A common requirement in ML pipelines is to normalize and clean text input before processing.

Use Case

When to Use

This pattern is essential as a preprocessing step before any text analysis, search indexing, or ML feature extraction.

You receive user-generated text that may have:

  • Leading/trailing whitespace
  • Inconsistent casing
  • Unwanted characters or patterns

This pipeline standardizes text into a consistent format.

The Pipeline

# text-cleaning.cst
# Normalize and clean user input text

in rawText: String

# Step 1: Remove leading/trailing whitespace
trimmed = Trim(rawText)

# Step 2: Convert to lowercase for consistency
normalized = Lowercase(trimmed)

# Step 3: Replace common unwanted patterns
# (e.g., replace multiple spaces with single space)
cleaned = Replace(normalized, " ", " ")

# Output the cleaned text
out cleaned

Explanation

StepFunctionPurpose
1TrimRemoves leading and trailing whitespace
2LowercaseConverts to lowercase for consistent matching
3ReplaceReplaces double spaces with single space

Running the Example

Input

{
"rawText": " Hello WORLD "
}

Expected Output

{
"cleaned": "hello world"
}

Variations

Uppercase Normalization

For systems that require uppercase:

in rawText: String

trimmed = Trim(rawText)
normalized = Uppercase(trimmed)

out normalized

Multi-step Replacement

Chain multiple replacements for complex cleaning:

in rawText: String

step1 = Trim(rawText)
step2 = Lowercase(step1)
step3 = Replace(step2, "\t", " ") # Replace tabs
step4 = Replace(step3, " ", " ") # Replace double spaces
step5 = Replace(step4, ".", "") # Remove periods

out step5

With Metrics

Debugging Tip

Output both original and cleaned metrics to verify your cleaning steps are working as expected.
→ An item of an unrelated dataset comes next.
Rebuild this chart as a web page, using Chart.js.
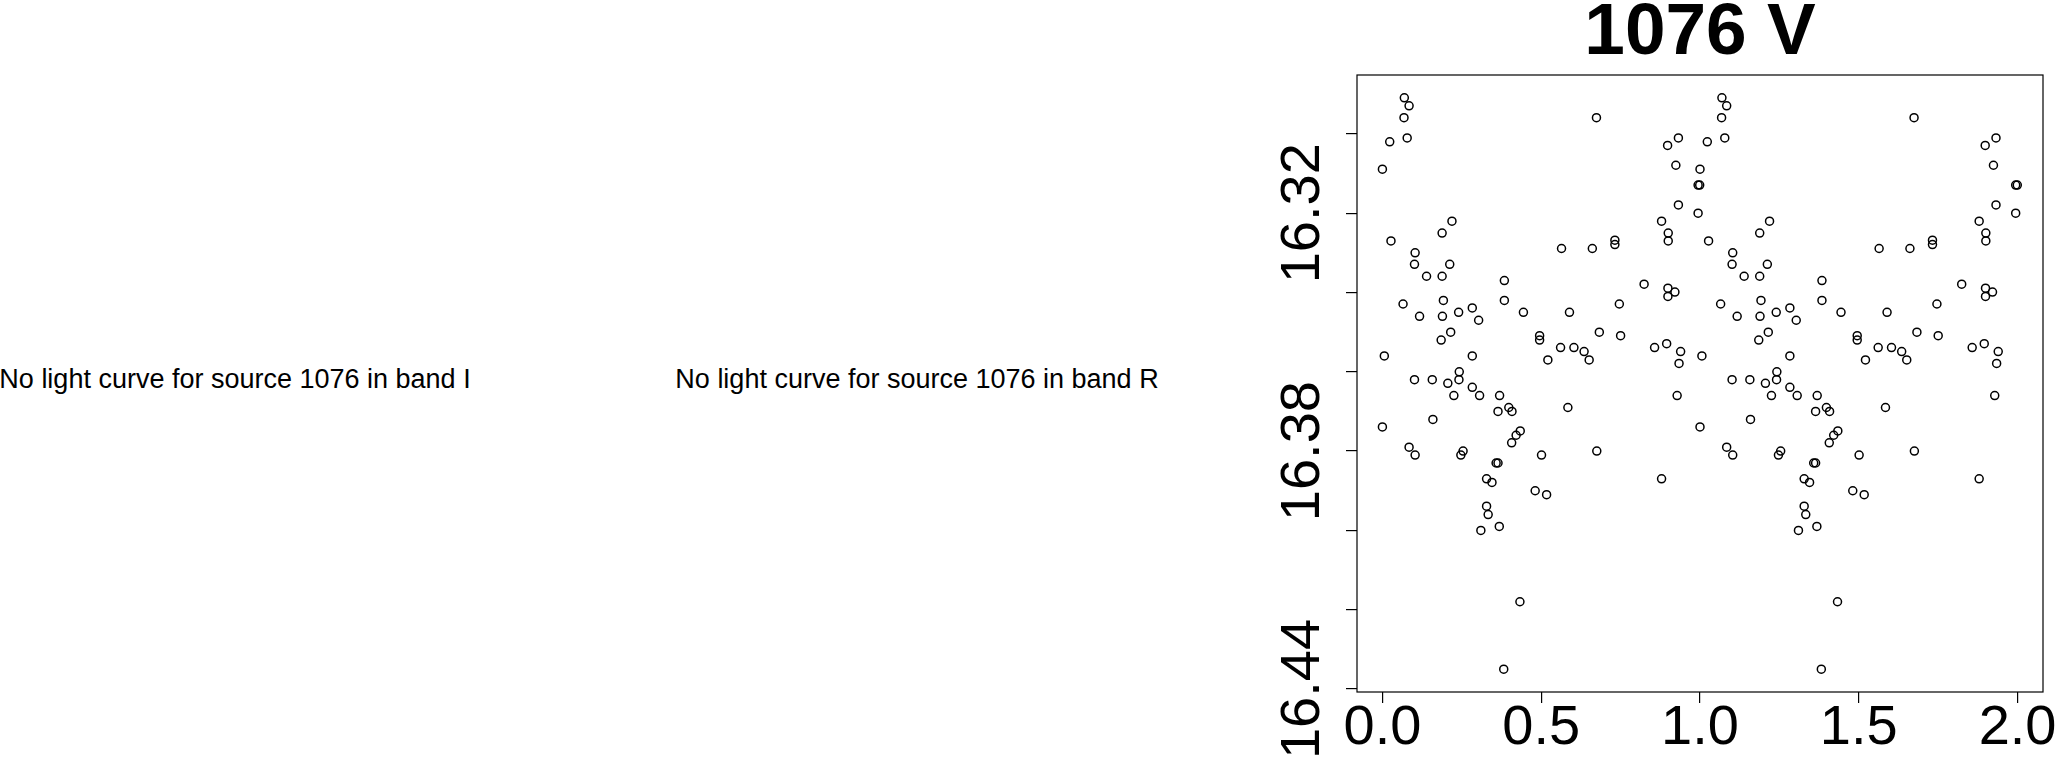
<!DOCTYPE html>
<html>
<head>
<meta charset="utf-8">
<script src="https://cdn.jsdelivr.net/npm/chart.js@4.4.1/dist/chart.umd.min.js"></script>
<style>
  html, body { margin: 0; padding: 0; background: #fff; overflow: hidden; width: 2059px; height: 758px; }
  .msg { position: absolute; top: 364px; width: 686px; line-height: 36px; text-align: center; white-space: nowrap;
         font: 27px "Liberation Sans", Arial, Helvetica, sans-serif; color: #000; }
  #wrap { position: absolute; left: 1240px; top: 0; width: 920px; height: 758px; }
</style>
</head>
<body>
<div class="msg" style="left:-108px">No light curve for source 1076 in band I</div>
<div class="msg" style="left:574px">No light curve for source 1076 in band R</div>
<div id="wrap"><canvas id="lc"></canvas></div>
<script>
// phase-folded V band light curve of source 1076 (phase, magnitude)
const phase = [
  0.069, 0.084, 0.068, 0.078, 0.023, 0.000, 0.674, 0.027, 0.103, 0.101,
  0.188, 0.219, 0.212, 0.139, 0.188, 0.065, 0.192, 0.117, 0.189, 0.240,
  0.283, 0.303, 0.215, 0.185, 0.006, 0.283, 0.242, 0.101, 0.157, 0.241,
  0.206, 0.283, 0.225, 0.306, 0.000, 0.159, 0.084, 0.103, 0.247, 0.254,
  0.384, 0.384, 0.444, 0.369, 0.364, 0.398, 0.408, 0.434, 0.421, 0.407,
  0.358, 0.364, 0.328, 0.345, 0.328, 0.333, 0.310, 0.368, 0.433, 0.382,
  0.495, 0.495, 0.521, 0.501, 0.481, 0.517, 0.564, 0.589, 0.561, 0.603,
  0.635, 0.651, 0.584, 0.661, 0.683, 0.675, 0.732, 0.732, 0.746, 0.750,
  0.824, 0.857, 0.879, 0.900, 0.900, 0.898, 0.932, 0.924, 0.932, 0.899,
  0.921, 0.899, 0.895, 0.939, 0.934, 0.928, 0.879, 0.994, 0.999, 0.994
];
const vMag = [
  16.2909, 16.2929, 16.2959, 16.3010, 16.3020, 16.3089, 16.2959, 16.3270, 16.3300, 16.3329,
  16.3250, 16.3220, 16.3329, 16.3359, 16.3359, 16.3429, 16.3420, 16.3460, 16.3460, 16.3450,
  16.3439, 16.3470, 16.3500, 16.3520, 16.3560, 16.3560, 16.3600, 16.3620, 16.3620, 16.3620,
  16.3629, 16.3639, 16.3660, 16.3660, 16.3739, 16.3720, 16.3790, 16.3810, 16.3810, 16.3800,
  16.3370, 16.3420, 16.3450, 16.3660, 16.3700, 16.3690, 16.3700, 16.3749, 16.3760, 16.3779,
  16.3830, 16.3830, 16.3870, 16.3879, 16.3939, 16.3960, 16.4000, 16.3990, 16.4180, 16.4350,
  16.3509, 16.3520, 16.3570, 16.3810, 16.3900, 16.3910, 16.3289, 16.3450, 16.3539, 16.3539,
  16.3549, 16.3570, 16.3690, 16.3289, 16.3500, 16.3800, 16.3268, 16.3279, 16.3429, 16.3509,
  16.3379, 16.3539, 16.3220, 16.3250, 16.3270, 16.3029, 16.3010, 16.3079, 16.3179, 16.3389,
  16.3399, 16.3410, 16.3529, 16.3549, 16.3579, 16.3660, 16.3870, 16.3129, 16.3129, 16.3200
];
const xTicks = [0, 0.5, 1, 1.5, 2];
const yTicks = [16.30, 16.32, 16.34, 16.36, 16.38, 16.40, 16.42, 16.44];
const yLabels = [16.32, 16.38, 16.44];

const FONT = '"Liberation Sans", Arial, Helvetica, sans-serif';

// plotted over two cycles, like the original
const points = phase.map((p, i) => ({ x: p, y: vMag[i] }))
  .concat(phase.map((p, i) => ({ x: p + 1, y: vMag[i] })));

// R style range: data range padded by 4%
const lo = Math.min(...vMag), hi = Math.max(...vMag);
const yMin = lo - (hi - lo) * 0.04, yMax = hi + (hi - lo) * 0.04;

const rStyle = {
  id: 'rStyle',
  afterDraw(chart) {
    const { ctx, chartArea: a } = chart;
    const y = chart.scales.y;
    ctx.save();
    ctx.strokeStyle = '#000';
    ctx.lineWidth = 1.2;
    ctx.strokeRect(a.left, a.top, a.right - a.left, a.bottom - a.top);
    ctx.fillStyle = '#000';
    ctx.font = '56px ' + FONT;
    ctx.textAlign = 'center';
    ctx.textBaseline = 'alphabetic';
    yLabels.forEach(v => {
      ctx.save();
      ctx.translate(a.left - 38, y.getPixelForValue(v));
      ctx.rotate(-Math.PI / 2);
      ctx.fillText(v.toFixed(2), 0, 0);
      ctx.restore();
    });
    ctx.restore();
  }
};

const tickGrid = { display: true, drawOnChartArea: false, drawTicks: true, tickLength: 11, color: '#000', lineWidth: 1.2 };

new Chart(document.getElementById('lc'), {
  type: 'scatter',
  data: {
    datasets: [{
      data: points,
      pointStyle: 'circle',
      pointRadius: 4,
      pointHoverRadius: 4,
      borderWidth: 1.5,
      borderColor: '#000',
      backgroundColor: 'rgba(0,0,0,0)'
    }]
  },
  options: {
    responsive: true,
    maintainAspectRatio: false,
    animation: false,
    layout: { padding: 0 },
    plugins: {
      legend: { display: false },
      tooltip: { enabled: false },
      title: {
        display: true,
        text: '1076 V',
        color: '#000',
        font: { family: FONT, size: 73, weight: 'bold', lineHeight: 0.8 },
        padding: { top: 5, bottom: 11.6 }
      }
    },
    scales: {
      x: {
        type: 'linear',
        min: -0.08,
        max: 2.08,
        afterBuildTicks: s => { s.ticks = xTicks.map(v => ({ value: v })); },
        afterFit: s => { s.height = 66; s.paddingLeft = 0; s.paddingRight = 0; },
        ticks: { color: '#000', font: { family: FONT, size: 56, lineHeight: 0.9 }, padding: 0,
                 maxRotation: 0, autoSkip: false, callback: v => v.toFixed(1) },
        grid: tickGrid,
        border: { display: false }
      },
      y: {
        type: 'linear',
        reverse: true,
        min: yMin,
        max: yMax,
        afterBuildTicks: s => { s.ticks = yTicks.map(v => ({ value: v })); },
        afterFit: s => { s.width = 117; },
        ticks: { display: false },
        grid: tickGrid,
        border: { display: false }
      },
      // empty right box so the title centres over the plot
      y2: {
        type: 'linear',
        position: 'right',
        min: 0,
        max: 1,
        afterFit: s => { s.width = 117; },
        ticks: { display: false },
        grid: { display: false },
        border: { display: false }
      }
    }
  },
  plugins: [rStyle]
});
</script>
</body>
</html>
Output both cleaned text and original metrics:

in rawText: String

# Clean the text
trimmed = Trim(rawText)
cleaned = Lowercase(trimmed)

# Compute metrics on original
originalLength = TextLength(rawText)
cleanedLength = TextLength(cleaned)

out cleaned
out originalLength
out cleanedLength

Best Practices

Order Matters

Always Trim before case conversion. Trimming after case conversion may behave unexpectedly with certain Unicode whitespace characters.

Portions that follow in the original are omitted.